Thursday, January 17, 2019

American Gods by Neil Gaiman

Shadow.

Might as well end the review there. Because every single problem with American Gods is born from its protagonist.

Shadow has no motivation. Most of the novel is simply him milling aimlessly about a random village doing nothing. Literally nothing. He has no goal, no objective, no momentum.

His personality traits consist of “coin tricks” and…uh…having no discernible personality traits?
When American Gods isn’t wrist-slittingly bad, it’s actually good. This, paradoxically, makes me detest Shadow- and by extension the book- even more, simply because it’s the equivalent of trying to watch a movie past the folds of a fat bloke on the row in front of you. Everything not related to Shadow has a simple yet brilliant premise, all of which we’re hardly shown because Shadow hurls his ugly gurn across the pages every time the book veers anywhere close to interesting.

Its story is brilliantly simple: a war between the old gods and the new. Odin and Anubis and Anansi team up against the Internet, Media, and…uh, actually I don’t think we get much more than that. Yes, despite the immense possibilities Gaiman could have developed, most of the Gods lack any real substance to their characters; Odin, Anansi, Easter and Czernobog (and perhaps Anubis and Ibis) are the only Gods who feel even marginally interesting, a fact dampened even further with the climax essentially confirming that only two of these have any real relevance to the so-called plot. Sure, there’s no lack of vaguely interesting personality traits- Easter essentially cheating the system and getting power from people celebrating the totally unconnected holiday is an interesting concept- but they all have about as much depth as a puddle of congealed piss.

Not content with one, American Gods hurls three plot twists at us, all at once; the one regarding Shadow’s parentage is so obvious you’ve probably figured it out from the title alone, the second attempts to give the flaccid “Shadow dicking around a random village” subplot the slightest semblance of a point and is literally the only thing in the entire arc worth even an iota of your time, and the third is genuinely good. This is undone by the subsequent climax consisting of the protagonist just politely asking everybody to stop fighting. Every time American Gods builds up the slightest amount of narrative momentum, it hurls it away so we can focus more on the world’s most boring man.

The worst sin of American Gods is that is seems to have genuine contempt for its readers’ time. The long, boring scenes of Shadow in the town not only go nowhere, but Gaiman does not even bother with the pretense that it will, eventually, go somewhere. There simply is not a plot for vast swathes of pages.

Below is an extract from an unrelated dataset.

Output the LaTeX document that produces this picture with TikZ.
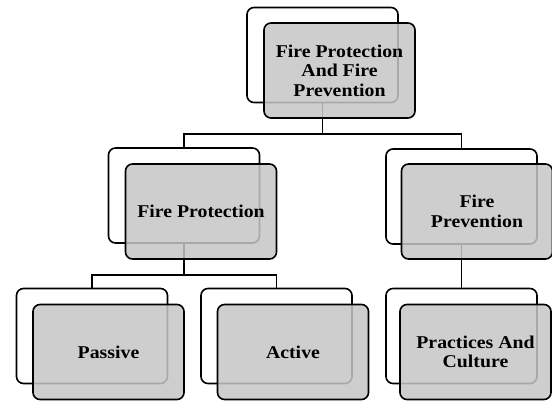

American Gods is, at its core, a mediocre novel surgically grafted onto a terrible one. Had a harsh editor sat down with Gaiman and forced him at gunpoint to remove the tumorous growth of the small town subplot, American Gods may very well have stumbled into “all right” territory. Its story is still filled with shallow characters, lazy contrivances, and a protagonist with so little agency that a rock falling down a mountain displays more initiative, but at the very least what remains is vaguely formed into a functioning narrative. In its finished form, American Gods cannot even claim that.
Oh, and any remaining vestige of goodwill is instantly obliterated the moment the reader comes across the incredibly pretentious “reading group discussion questions”, in which Shadow is proclaimed as a “deep and engaging character”. I honestly think I knocked the rating down from a two to a one solely because of that.